The XX Factor

Children’s Treehouse in D.C. Tests America’s Commitment to Liberty

A father and son look out from their treehouse onto fruited plains of lost freedoms. 

flashfilm/Thinkstock

A debate over a classic case of government overreach has convulsed our nation’s capitol this month. As Ammon Bundy and his band of armed ranchers continue their protest of federal land use policy in Oregon, a parallel conflict is brewing on the genteel streets of Washington, D.C.’s Capitol Hill neighborhood. A couple on Archibald Walk, an alley near G street and Sixth Street Southeast, were simply minding their own business when they decided to construct a giant, princess castle–style tree house for their daughters, ages three and five. Yes, building on the elm tree they selected on their property meant availing themselves of about 20 inches of public space. But they, like Cliven Bundy, figured that space was wide-open territory. After all, it was about 10 feet off the ground.

Ellen Psychas and Bing Yee weren’t ready for the response from their big government liberal socialist neighbors. One neighbor, Loraine Heckenberg, , told the Washington Post that she has spent “as many as 20 hours a week in an effort to have the treehouse removed from the public portion of the alley.” The process has taken a toll on her, and she hopes the tree house will be torn down so that her community “can go back to healing.” As Kirsten Oldenburg, Advisory Neighborhood Commission 6B chairwoman, said: “When people go into opposition on something, they’ll pull out every possible way to get at something… People on Capitol Hill, they know how to get information. They are professionals.”
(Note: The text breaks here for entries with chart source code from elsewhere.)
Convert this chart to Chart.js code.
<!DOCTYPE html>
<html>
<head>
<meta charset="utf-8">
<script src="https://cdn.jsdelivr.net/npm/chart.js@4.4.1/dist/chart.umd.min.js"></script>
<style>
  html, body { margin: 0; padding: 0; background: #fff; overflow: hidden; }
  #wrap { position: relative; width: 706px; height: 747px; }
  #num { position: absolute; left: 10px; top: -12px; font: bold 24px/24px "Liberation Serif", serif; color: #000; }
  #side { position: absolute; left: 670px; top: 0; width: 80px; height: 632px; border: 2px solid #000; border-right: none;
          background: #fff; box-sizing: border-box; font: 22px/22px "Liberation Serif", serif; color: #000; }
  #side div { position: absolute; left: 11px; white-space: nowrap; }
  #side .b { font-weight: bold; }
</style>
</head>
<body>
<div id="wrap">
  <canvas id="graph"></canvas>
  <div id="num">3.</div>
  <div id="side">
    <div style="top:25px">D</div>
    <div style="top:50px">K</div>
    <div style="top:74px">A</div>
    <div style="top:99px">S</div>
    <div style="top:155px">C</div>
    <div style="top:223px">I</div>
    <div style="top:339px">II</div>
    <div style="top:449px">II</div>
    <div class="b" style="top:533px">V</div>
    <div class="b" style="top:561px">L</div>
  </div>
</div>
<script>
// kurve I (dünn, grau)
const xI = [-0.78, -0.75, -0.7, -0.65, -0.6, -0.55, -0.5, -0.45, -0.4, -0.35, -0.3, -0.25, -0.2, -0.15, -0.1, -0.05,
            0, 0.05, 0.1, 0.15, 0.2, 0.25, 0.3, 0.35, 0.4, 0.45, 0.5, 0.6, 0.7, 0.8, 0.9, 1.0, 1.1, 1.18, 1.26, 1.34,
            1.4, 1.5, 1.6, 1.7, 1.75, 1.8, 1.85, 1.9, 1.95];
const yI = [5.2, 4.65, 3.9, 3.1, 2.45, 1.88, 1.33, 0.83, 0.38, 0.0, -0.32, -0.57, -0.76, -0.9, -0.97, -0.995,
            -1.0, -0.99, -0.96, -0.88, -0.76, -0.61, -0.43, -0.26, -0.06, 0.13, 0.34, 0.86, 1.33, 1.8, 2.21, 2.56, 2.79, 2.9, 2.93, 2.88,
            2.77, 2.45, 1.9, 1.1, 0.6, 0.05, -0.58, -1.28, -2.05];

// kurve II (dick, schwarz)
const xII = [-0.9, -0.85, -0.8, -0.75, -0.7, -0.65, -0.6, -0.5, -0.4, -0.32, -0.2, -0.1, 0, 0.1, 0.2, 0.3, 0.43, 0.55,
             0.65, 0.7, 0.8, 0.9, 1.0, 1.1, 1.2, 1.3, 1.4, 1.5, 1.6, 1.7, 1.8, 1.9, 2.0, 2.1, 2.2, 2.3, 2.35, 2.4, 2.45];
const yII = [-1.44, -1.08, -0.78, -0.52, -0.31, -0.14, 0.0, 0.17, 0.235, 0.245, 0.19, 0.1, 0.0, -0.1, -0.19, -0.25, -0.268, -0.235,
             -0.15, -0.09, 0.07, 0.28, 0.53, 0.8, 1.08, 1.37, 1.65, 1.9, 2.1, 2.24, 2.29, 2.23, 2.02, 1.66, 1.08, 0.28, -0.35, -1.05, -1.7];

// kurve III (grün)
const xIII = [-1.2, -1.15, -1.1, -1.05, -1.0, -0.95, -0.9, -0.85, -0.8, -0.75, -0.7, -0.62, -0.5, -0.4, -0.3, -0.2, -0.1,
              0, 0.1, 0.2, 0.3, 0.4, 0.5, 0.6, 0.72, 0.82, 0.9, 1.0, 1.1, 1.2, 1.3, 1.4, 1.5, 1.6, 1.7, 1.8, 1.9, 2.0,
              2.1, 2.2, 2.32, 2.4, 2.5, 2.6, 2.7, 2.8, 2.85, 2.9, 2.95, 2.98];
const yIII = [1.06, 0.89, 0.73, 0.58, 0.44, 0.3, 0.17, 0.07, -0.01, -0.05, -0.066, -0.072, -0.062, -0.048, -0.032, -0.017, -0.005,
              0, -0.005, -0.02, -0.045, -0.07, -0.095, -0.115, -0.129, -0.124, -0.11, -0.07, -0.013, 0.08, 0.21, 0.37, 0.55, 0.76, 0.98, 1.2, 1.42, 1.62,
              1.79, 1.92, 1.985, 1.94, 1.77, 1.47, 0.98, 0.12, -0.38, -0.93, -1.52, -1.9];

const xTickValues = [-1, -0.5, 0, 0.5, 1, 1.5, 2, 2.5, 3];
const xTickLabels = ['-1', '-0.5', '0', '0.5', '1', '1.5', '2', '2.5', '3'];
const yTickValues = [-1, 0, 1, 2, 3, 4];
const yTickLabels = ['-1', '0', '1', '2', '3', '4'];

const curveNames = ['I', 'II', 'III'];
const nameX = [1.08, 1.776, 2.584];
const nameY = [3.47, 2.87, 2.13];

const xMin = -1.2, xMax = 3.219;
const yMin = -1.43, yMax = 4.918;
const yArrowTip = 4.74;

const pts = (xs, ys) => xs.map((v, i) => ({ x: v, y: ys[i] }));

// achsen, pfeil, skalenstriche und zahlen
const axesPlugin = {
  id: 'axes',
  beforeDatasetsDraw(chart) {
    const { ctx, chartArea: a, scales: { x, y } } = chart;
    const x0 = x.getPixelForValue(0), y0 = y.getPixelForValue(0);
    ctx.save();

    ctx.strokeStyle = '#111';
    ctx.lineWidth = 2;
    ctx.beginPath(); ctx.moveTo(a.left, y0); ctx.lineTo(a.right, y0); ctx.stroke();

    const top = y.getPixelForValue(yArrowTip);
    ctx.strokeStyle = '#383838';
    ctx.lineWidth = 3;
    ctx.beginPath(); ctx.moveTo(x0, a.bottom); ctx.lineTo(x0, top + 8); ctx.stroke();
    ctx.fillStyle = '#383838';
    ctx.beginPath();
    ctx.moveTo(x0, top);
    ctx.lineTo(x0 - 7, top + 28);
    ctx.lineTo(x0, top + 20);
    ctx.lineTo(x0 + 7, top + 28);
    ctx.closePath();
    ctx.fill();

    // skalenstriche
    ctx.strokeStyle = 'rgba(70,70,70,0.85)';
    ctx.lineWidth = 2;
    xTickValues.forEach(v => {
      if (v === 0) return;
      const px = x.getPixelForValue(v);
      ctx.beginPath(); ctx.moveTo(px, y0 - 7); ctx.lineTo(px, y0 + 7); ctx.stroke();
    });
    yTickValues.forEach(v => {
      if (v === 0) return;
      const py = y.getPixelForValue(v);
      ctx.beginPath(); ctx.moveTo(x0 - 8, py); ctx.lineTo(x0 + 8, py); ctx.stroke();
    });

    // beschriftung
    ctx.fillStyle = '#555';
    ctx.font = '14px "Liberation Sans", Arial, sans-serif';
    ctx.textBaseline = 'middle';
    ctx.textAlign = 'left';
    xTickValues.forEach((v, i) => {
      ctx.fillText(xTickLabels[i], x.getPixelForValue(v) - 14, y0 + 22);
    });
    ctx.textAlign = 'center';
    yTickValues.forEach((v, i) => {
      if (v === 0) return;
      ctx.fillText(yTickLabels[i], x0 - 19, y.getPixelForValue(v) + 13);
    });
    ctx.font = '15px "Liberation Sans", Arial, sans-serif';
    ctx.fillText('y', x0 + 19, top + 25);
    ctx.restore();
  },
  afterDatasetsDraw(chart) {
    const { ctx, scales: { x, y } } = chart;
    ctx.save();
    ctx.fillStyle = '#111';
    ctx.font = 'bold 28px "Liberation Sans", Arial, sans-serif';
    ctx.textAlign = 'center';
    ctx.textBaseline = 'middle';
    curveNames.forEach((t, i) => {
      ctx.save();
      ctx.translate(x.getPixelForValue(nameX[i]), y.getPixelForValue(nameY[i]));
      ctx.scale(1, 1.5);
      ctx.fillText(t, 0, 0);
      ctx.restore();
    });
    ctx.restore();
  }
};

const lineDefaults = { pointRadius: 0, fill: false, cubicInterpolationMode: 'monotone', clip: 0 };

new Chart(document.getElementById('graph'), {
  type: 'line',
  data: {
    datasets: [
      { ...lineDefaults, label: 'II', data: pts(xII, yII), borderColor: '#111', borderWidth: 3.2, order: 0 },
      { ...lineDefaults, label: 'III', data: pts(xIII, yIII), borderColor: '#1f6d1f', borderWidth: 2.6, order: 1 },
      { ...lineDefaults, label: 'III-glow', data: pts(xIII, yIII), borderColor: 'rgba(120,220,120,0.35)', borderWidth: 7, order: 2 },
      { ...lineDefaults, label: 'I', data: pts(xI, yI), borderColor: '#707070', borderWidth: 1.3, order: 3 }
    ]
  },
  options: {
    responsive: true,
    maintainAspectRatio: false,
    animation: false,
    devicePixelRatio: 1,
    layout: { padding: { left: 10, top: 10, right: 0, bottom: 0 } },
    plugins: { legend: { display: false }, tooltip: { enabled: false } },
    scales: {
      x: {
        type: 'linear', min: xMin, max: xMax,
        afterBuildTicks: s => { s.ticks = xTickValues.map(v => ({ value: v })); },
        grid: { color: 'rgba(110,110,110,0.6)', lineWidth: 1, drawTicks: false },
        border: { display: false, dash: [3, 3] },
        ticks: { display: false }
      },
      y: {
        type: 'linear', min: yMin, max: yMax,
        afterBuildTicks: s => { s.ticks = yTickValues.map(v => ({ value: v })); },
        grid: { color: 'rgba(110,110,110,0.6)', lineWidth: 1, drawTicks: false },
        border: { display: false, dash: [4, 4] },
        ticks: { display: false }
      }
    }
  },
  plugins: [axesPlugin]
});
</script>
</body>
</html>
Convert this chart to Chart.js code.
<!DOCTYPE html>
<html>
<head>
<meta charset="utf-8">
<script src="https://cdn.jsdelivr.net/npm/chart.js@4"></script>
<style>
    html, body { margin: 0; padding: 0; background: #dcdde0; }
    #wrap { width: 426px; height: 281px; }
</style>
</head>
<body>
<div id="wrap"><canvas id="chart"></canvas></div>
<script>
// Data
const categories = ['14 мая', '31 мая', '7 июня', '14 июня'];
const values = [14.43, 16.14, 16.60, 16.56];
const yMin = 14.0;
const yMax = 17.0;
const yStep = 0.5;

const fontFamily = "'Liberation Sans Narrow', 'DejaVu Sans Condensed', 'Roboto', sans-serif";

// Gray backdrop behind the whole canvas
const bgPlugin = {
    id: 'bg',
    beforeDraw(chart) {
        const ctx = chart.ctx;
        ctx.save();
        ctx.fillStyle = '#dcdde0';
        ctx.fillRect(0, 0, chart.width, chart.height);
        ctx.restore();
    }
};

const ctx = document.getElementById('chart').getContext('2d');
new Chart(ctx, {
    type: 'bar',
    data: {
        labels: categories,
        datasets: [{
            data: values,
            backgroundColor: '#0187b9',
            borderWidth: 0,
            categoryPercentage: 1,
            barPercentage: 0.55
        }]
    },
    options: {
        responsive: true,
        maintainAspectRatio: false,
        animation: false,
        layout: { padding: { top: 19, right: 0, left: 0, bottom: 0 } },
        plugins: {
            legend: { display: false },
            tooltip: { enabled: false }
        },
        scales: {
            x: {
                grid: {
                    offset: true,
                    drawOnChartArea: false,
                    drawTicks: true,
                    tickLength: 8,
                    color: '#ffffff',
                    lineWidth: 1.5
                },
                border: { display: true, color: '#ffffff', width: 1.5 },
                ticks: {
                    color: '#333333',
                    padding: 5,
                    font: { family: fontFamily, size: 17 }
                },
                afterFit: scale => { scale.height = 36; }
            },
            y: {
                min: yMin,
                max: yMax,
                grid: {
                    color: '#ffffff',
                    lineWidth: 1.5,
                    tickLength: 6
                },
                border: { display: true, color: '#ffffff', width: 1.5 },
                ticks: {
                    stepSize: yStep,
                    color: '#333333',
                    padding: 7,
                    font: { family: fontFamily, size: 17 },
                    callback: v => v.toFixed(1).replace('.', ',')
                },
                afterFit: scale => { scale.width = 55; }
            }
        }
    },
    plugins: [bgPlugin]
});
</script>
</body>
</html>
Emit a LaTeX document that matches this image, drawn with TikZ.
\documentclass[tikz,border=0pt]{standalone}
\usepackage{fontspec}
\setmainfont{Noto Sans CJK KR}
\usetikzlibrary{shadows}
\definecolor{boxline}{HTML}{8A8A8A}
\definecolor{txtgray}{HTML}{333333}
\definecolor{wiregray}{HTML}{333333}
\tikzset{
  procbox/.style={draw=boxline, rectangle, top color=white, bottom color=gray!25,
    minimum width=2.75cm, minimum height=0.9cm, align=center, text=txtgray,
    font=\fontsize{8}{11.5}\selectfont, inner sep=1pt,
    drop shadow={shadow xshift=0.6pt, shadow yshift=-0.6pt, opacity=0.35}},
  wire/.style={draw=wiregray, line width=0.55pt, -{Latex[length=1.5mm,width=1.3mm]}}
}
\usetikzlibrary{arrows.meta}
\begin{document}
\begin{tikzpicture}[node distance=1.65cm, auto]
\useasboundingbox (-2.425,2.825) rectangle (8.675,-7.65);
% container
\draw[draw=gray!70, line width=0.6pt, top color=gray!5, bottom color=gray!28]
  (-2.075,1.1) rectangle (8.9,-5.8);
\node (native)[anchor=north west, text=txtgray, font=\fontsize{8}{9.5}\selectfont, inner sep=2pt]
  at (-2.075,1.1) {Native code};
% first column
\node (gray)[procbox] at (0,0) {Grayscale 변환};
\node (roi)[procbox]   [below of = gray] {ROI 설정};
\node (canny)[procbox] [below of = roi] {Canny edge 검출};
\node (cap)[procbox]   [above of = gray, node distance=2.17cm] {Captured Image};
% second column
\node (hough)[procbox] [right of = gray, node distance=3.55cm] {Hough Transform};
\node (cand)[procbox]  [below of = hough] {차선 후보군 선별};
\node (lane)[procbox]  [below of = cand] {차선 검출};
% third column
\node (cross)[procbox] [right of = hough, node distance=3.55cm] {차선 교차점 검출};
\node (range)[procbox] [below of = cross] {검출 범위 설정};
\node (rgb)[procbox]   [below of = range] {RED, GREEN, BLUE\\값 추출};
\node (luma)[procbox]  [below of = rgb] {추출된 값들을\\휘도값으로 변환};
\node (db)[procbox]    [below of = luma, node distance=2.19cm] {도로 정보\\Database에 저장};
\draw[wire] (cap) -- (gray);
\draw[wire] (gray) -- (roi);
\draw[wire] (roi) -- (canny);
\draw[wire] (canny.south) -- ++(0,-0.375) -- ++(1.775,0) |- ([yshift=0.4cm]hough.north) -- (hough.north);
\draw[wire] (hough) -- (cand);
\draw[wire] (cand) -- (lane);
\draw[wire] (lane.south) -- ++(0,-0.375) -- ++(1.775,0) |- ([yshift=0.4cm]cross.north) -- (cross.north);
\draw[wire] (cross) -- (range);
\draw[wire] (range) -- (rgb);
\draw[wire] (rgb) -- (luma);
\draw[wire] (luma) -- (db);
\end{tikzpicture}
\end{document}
Now, the tree house is in jeopardy—just like America’s commitment to liberty. Psychas and Yee say they tried to obtain permits before putting hammer to nail, but neither city transportation officials nor the District’s Department of Consumer and Regulatory Affairs informed them of any regulations regarding “the building of small treehouses.” But since the neighborhood flap began, Matthew Marcou, an associate director for public space regulation administration at the District Department of Transportation, has told the Post that the couple did, in fact, need a permit, and that “a review should have been done before the city’s public space committee before the treehouse was built.” Psychas and Yee’s monument to freedom will be subject to a public hearing on January 28.

Predictably, the backlash to the tree house has provoked a backlash of its own. One commenter on the neighborhood blog Capitol Hill Corner, which first broke the story, wrote, “People who oppose tree houses never had, nor ever will have, any quality of life.” Post columnist Petula Dvorak calls Treehousegate “yet another example of the country’s growing intolerance for childhood and all the imperfections that come with raising kids. … Way to go, grown-ups, for trying to kill important parts of becoming an adult: discovery, risk, independence.”

Our country’s going to hell, as Donald Trump would say. And as our most famous real estate mogul might argue, if there’s a tragedy of the commons in American life, it’s that more of our public airspace isn’t populated by turreted and crenellated structures. It’s time to Make America Great Again by cutting red tape and exercising our liberty to cast a long shadow over whatsoever block we choose. A vote for tree houses is a vote for quality of life.